Framed as the industry’s annual focal event, Huang’s remarks described NVIDIA’s evolution from a traditional chipmaker into a provider of AI infrastructure and factory‑scale systems. Confronting investor concerns about revenue sustainability and growth potential, he articulated the foundational commercial framework he expects to drive future expansion, which he termed “Token Factory Economics.”
Huang presented an optimistic revenue outlook, asserting that demand will reach at least $1 trillion by 2027. He recalled that a year earlier he had identified $500 billion of high‑confidence demand covering Blackwell and Rubin through 2026, and declared that current visibility extends to a minimum of $1 trillion for 2027. This projection briefly lifted NVIDIA’s share price by more than 4.3 percent. Huang further suggested that actual compute demand could exceed this estimate, arguing that NVIDIA systems represent the world’s lowest‑cost infrastructure and that their broad model compatibility will sustain long product lifecycles. He noted that approximately 60 percent of NVIDIA’s revenue is derived from the top five hyperscale cloud providers, with the remaining 40 percent distributed across sovereign cloud, enterprise, industrial, robotics and edge computing applications.
To justify the trillion‑dollar demand thesis, Huang reframed data centers as factories that produce tokens, the fundamental units of AI output. He emphasized that power capacity constrains each facility and that, within a fixed power envelope, the operator that achieves the highest tokens per watt will realize the lowest production cost. Huang described a tiered commercial structure for AI services, with pricing that varies by throughput and latency, and stressed that as models grow in size and context length, token generation rates decline, making throughput and generation speed direct determinants of near‑term revenue. He asserted that NVIDIA’s architecture enables very high throughput at the free tier while delivering up to a 35‑fold performance improvement at the highest inference tiers.
Under the physical constraints of power and bandwidth, Huang introduced Vera Rubin, NVIDIA’s most sophisticated AI compute system to date. He highlighted the system’s full liquid cooling and cable‑free design, noting that rack installation time has been reduced from two days to two hours. Through integrated hardware and software co‑design, Vera Rubin increased token generation from 22 million to 700 million within two years, a 350‑fold improvement that far outpaces contemporaneous gains from Moore’s Law. To address bandwidth limitations for ultra‑low‑latency inference, NVIDIA presented a heterogeneous inference approach incorporating Groq technology: Vera Rubin handles compute‑ and memory‑intensive pre‑fill stages, while Groq processors, with large on‑chip SRAM, manage latency‑sensitive decoding. Huang recommended that organizations focused on high throughput allocate capacity primarily to Vera Rubin, while dedicating a portion of infrastructure to Groq for high‑value, programming‑level token generation.

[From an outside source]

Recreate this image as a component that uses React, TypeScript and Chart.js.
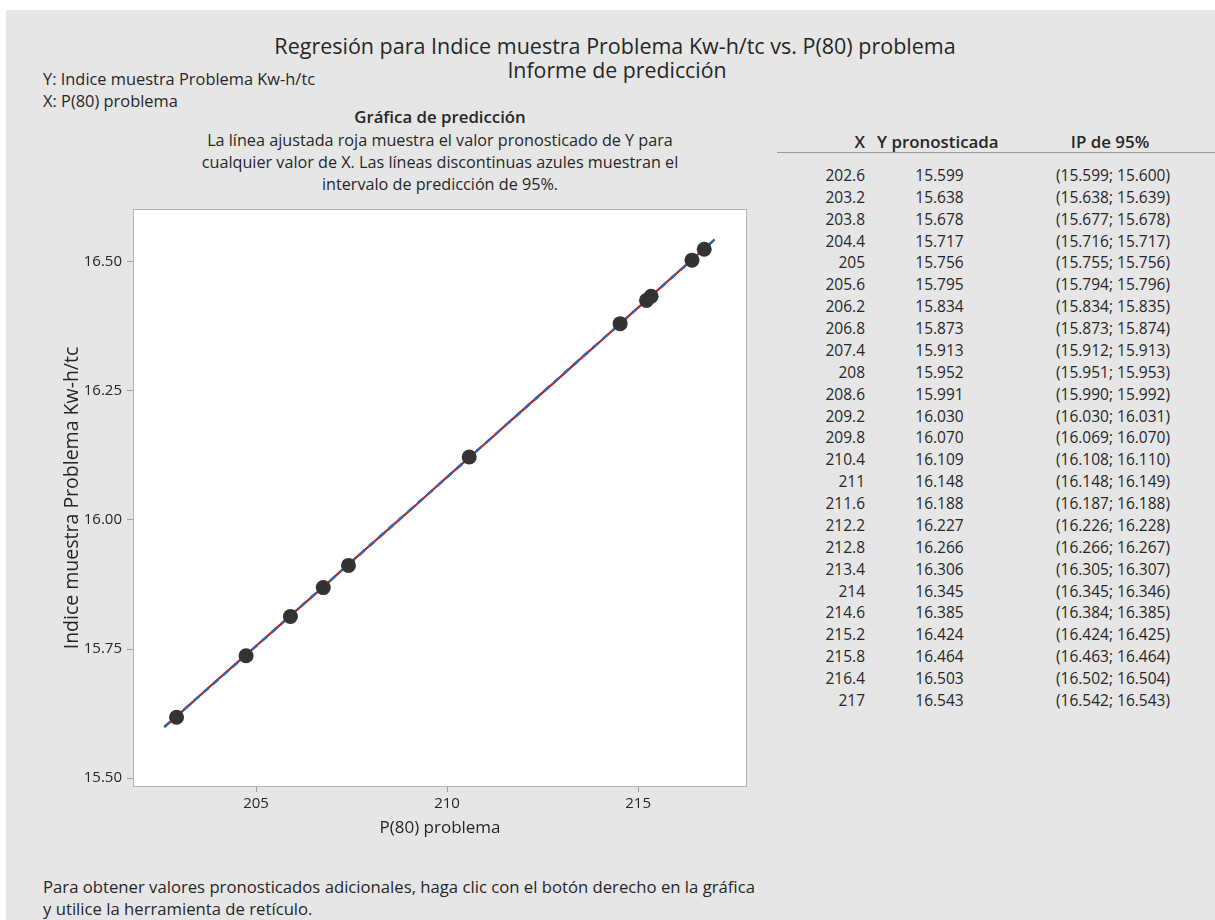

He disclosed that Groq LP30 chips, manufactured by Samsung, are in mass production with shipments expected in the third quarter, and that the first Vera Rubin rack is operational on Microsoft Azure. Huang also unveiled Spectrum X, the first mass‑produced co‑packaged optics switch, and emphasized the need to expand copper cable, optical chip and CPO production capacity.
Beyond hardware, Huang devoted substantial attention to software and ecosystem shifts, particularly the rapid emergence of Agents. He characterized the open‑source project OpenClaw as an unprecedentedly popular initiative and described it as the operating system for Agent computing. Huang predicted that traditional SaaS companies will transition to Agent‑as‑a‑Service models and introduced NVIDIA’s enterprise NeMo Claw reference design, which incorporates policy engines and privacy routing to enable secure deployment of agents that access sensitive data and execute code.
Huang also outlined implications for the workforce, proposing that engineers will receive annual token budgets in addition to base salaries. He suggested that compensation packages in Silicon Valley will increasingly include token allocations—potentially amounting to roughly half of base pay—to drive productivity gains.
Concluding his address, Huang previewed the next‑generation Feynman architecture, which will enable horizontal scaling across copper and co‑packaged optics, and mentioned ongoing work on Vera Rubin Space‑1, a space‑deployed data center computer intended to extend AI compute beyond Earth.